The Law Commission published its comprehensive review of hate crime laws on 7 December. Recognising the complex issues that the Law Commission has identified, the Government will carefully consider those recommendations and provide a further response as quickly as possible.
Women and girls in Dulwich and West Norwood and across the country are desperate to see action on the sexual harassment they experience daily on our streets and in public spaces. The suggestion from the Prime Minister that these offences should simply be prosecuted under existing laws demonstrates that he is as out of touch with the public mood on this issue as he is on everything else. The Law Commission recommended that the Government undertake a review of the need for a specific offence of public sexual harassment. Will the Minister confirm that the review will be undertaken swiftly, so that new legislation can be brought forward without further delay?
I can reassure the hon. Lady and the whole House that the Prime Minister takes all forms of sexual harassment against women and girls extremely seriously. That is why we are focusing on the Law Commission’s recommendations, which involve a number of complex issues, as she will understand. If there are gaps in the specific laws that tackle this appalling crime, the Government will act.
To follow up on the question from my hon. Friend the Member for Dulwich and West Norwood (Helen Hayes), a kite was flown in The Telegraph saying that the Government were absolutely going to put in place a public sexual harassment law, as has been called for, as has been suggested by the Law Commission and as was talked about in the violence against women and girls strategy that was published six months ago. Now the Minister is standing in front of us and saying, “We are still looking at it.” Was what the Home Office official told The Telegraph right, or is what the Minister is saying right? The Government committed to this law six months ago, so when can we expect it?
I am happy to put on record the official position, regardless of what has or has not been reported in The Telegraph, which unfortunately I have not read. We are responding to the Law Commission’s review as quickly as possible, as I already said to the hon. Member for Dulwich and West Norwood.

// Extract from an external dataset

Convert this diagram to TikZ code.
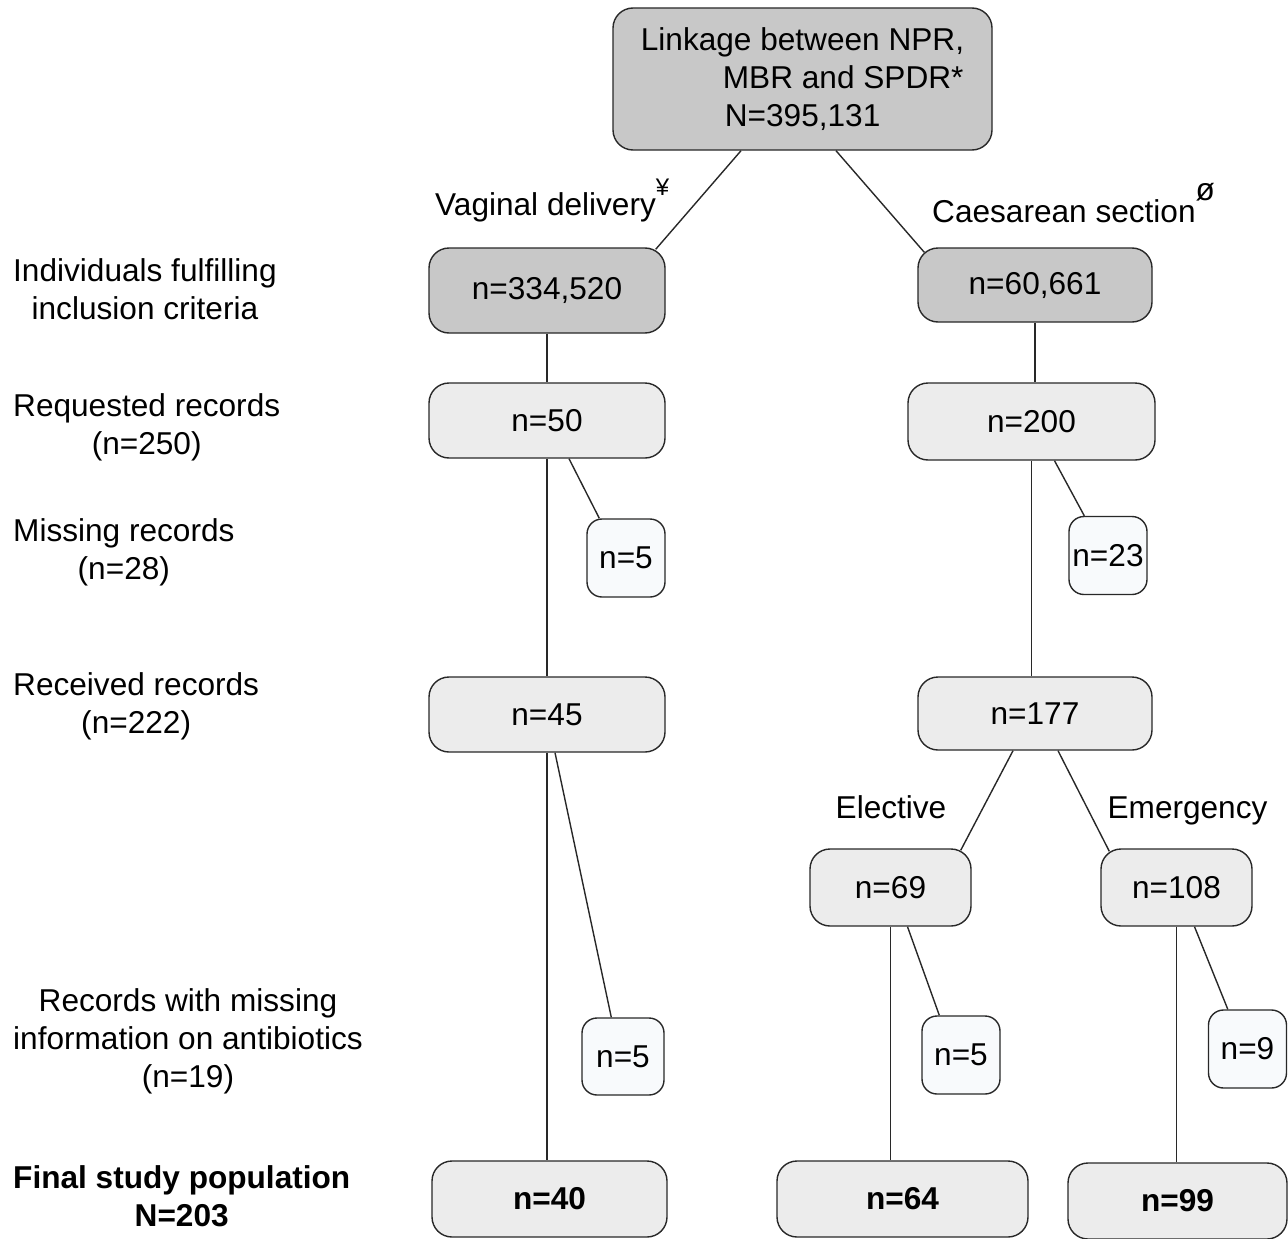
\documentclass[tikz,border=0pt]{standalone}
\usepackage{fontspec}
\setmainfont{Liberation Sans}
\usetikzlibrary{calc,positioning}
\definecolor{BoxDark}{RGB}{200,200,200}
\definecolor{BoxLight}{RGB}{236,236,236}
\definecolor{BoxPale}{RGB}{248,250,252}
\definecolor{EdgeGray}{RGB}{40,40,40}

\begin{document}
\begin{tikzpicture}[x=1pt,y=-1pt,
    every node/.style={font=\fontsize{31.6}{38}\selectfont},
    box/.style={draw=EdgeGray,line width=1.4pt,rounded corners=20pt,inner sep=0pt},
    darkbox/.style={box,fill=BoxDark},
    lightbox/.style={box,fill=BoxLight},
    smallbox/.style={box,fill=BoxPale,rounded corners=15pt,minimum width=78,minimum height=78},
    finalbox/.style={lightbox,font=\fontsize{31.6}{38}\selectfont\bfseries},
    sidelabel/.style={anchor=north west,align=center,inner sep=0pt},
    conn/.style={line width=1.4pt,EdgeGray}]
  \useasboundingbox (0,0) rectangle (1288,1239);

  % registers and the two delivery groups
  \node[darkbox,minimum width=379,minimum height=142,align=left] (linkage) at (802.5,79)
    {Linkage between NPR,\\\hspace*{82pt}MBR and SPDR*\\\hspace*{84pt}N=395,131};
  \node[darkbox,minimum width=236,minimum height=85] (vag) at (547,290.5) {n=334,520};
  \node[darkbox,minimum width=234,minimum height=74] (ces) at (1035,285) {n=60,661};
  \node[anchor=base west,inner sep=0pt] (vlab) at (435,215)
    {Vaginal delivery\raisebox{20pt}{\fontsize{24}{24}\selectfont ¥}};
  \node[anchor=base west,inner sep=0pt] (clab) at (932,222)
    {Caesarean section\raisebox{22pt}{ø}};

  % records
  \node[lightbox,minimum width=236,minimum height=75] (vreq) at (547,420.5) {n=50};
  \node[lightbox,minimum width=247,minimum height=77] (creq) at (1031.5,421.5) {n=200};
  \node[smallbox] (vmiss) at (626,558) {n=5};
  \node[smallbox] (cmiss) at (1108,555.5) {n=23};
  \node[lightbox,minimum width=236,minimum height=75] (vrec) at (547,714.5) {n=45};
  \node[lightbox,minimum width=234,minimum height=73] (crec) at (1035,713.5) {n=177};

  % elective / emergency
  \node[anchor=base] (elab) at (891,818) {Elective};
  \node[anchor=base] (mlab) at (1187.5,818) {Emergency};
  \node[lightbox,minimum width=161,minimum height=77] (elec) at (890.5,887.5) {n=69};
  \node[lightbox,minimum width=151,minimum height=77] (emer) at (1176.5,887.5) {n=108};
  \node[smallbox,minimum width=82,minimum height=77] (vabx) at (623,1056.5) {n=5};
  \node[smallbox] (eabx) at (961,1055) {n=5};
  \node[smallbox] (mabx) at (1247.5,1049) {n=9};

  % final population
  \node[finalbox,minimum width=235,minimum height=76] (vfin) at (549.5,1199) {n=40};
  \node[finalbox,minimum width=251,minimum height=76] (efin) at (902.5,1199) {n=64};
  \node[finalbox,minimum width=219,minimum height=76] (mfin) at (1177.5,1201) {n=99};

  % row labels
  \node[sidelabel] (incl) at (13,258) {Individuals fulfilling\\inclusion criteria};
  \node[sidelabel] (reqd) at (13,393) {Requested records\\(n=250)};
  \node[sidelabel] (miss) at (13,518) {Missing records\\(n=28)};
  \node[sidelabel] (recv) at (13,672) {Received records\\(n=222)};
  \node[sidelabel] (abx) at (13,988) {Records with missing\\information on antibiotics\\(n=19)};
  \node[sidelabel,font=\fontsize{31.6}{38}\selectfont\bfseries] (final) at (13,1165)
    {Final study population\\N=203};

  % connectors
  \draw[conn] ($(linkage.south)+(-61.5,0)$) -- ($(vag.north east)+(-10,2)$);
  \draw[conn] ($(linkage.south)+(33.5,0)$) -- ($(ces.north west)+(7,5)$);
  \draw[conn] (vag) -- (vreq);
  \draw[conn] (ces.south) -- (ces.south |- creq.north);
  \draw[conn] ($(vreq.south)+(22,0)$) -- ($(vmiss.north west)+(13,0)$);
  \draw[conn] ($(creq.south)+(23,0)$) -- ($(cmiss.north west)+(16,0)$);
  \draw[conn] (vreq) -- (vrec);
  \draw[conn] (creq.south) -- (creq.south |- crec.north);
  \draw[conn] (vrec.south) -- (vrec.south |- vfin.north);
  \draw[conn] ($(vrec.south)+(8,0)$) -- ($(vabx.north west)+(30,0)$);
  \draw[conn] ($(crec.south)+(-22,0)$) -- ($(elec.north east)+(-11,2)$);
  \draw[conn] ($(crec.south)+(23,0)$) -- ($(emer.north west)+(9,3)$);
  \draw[conn] (elec.south) -- (elec.south |- efin.north);
  \draw[conn] ($(elec.south)+(17,0)$) -- ($(eabx.north west)+(18,0)$);
  \draw[conn] (emer.south) -- (emer.south |- mfin.north);
  \draw[conn] ($(emer.south)+(18,0)$) -- ($(mabx.north west)+(20,0)$);
\end{tikzpicture}
\end{document}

Our Streets Now, Plan UK and a variety of organisations from Girlguiding to the Soroptimists all agree with the Law Commission that hate crimes would best be prosecuted as a specific law. Will my hon. Friend reassure the House that she will look for a legislative vehicle to make that possible quickly?
I thank my right hon. Friend for raising this issue again and for representing the views of many across the country. She should be in no doubt that we take these horrific crimes seriously, and that is why we published the violence against women and girls strategy, which sets out a number of measures to keep women and girls safe. We are working at pace to work through the complex issues identified by our legal friends so that we are in a position to bring forward a response swiftly.
With regard to the wider strategy on tackling hate crime, Home Office statistics show that there are about 124,000 hate crime incidents. Under the category religion, there was a real rise in Islamophobia and antisemitism. What will the Government do in their strategy to address those two real issues concerning our society?
I thank my hon. Friend very much for making representations on the important issue of the persecution of religious faiths in this country. The Government take these issues extremely seriously, and that is why we will publish a refreshed hate crime strategy. We are also investing in a number of measures to keep communities safe, wherever they may worship. Freedom of worship in this country is a vital principle that we all believe in.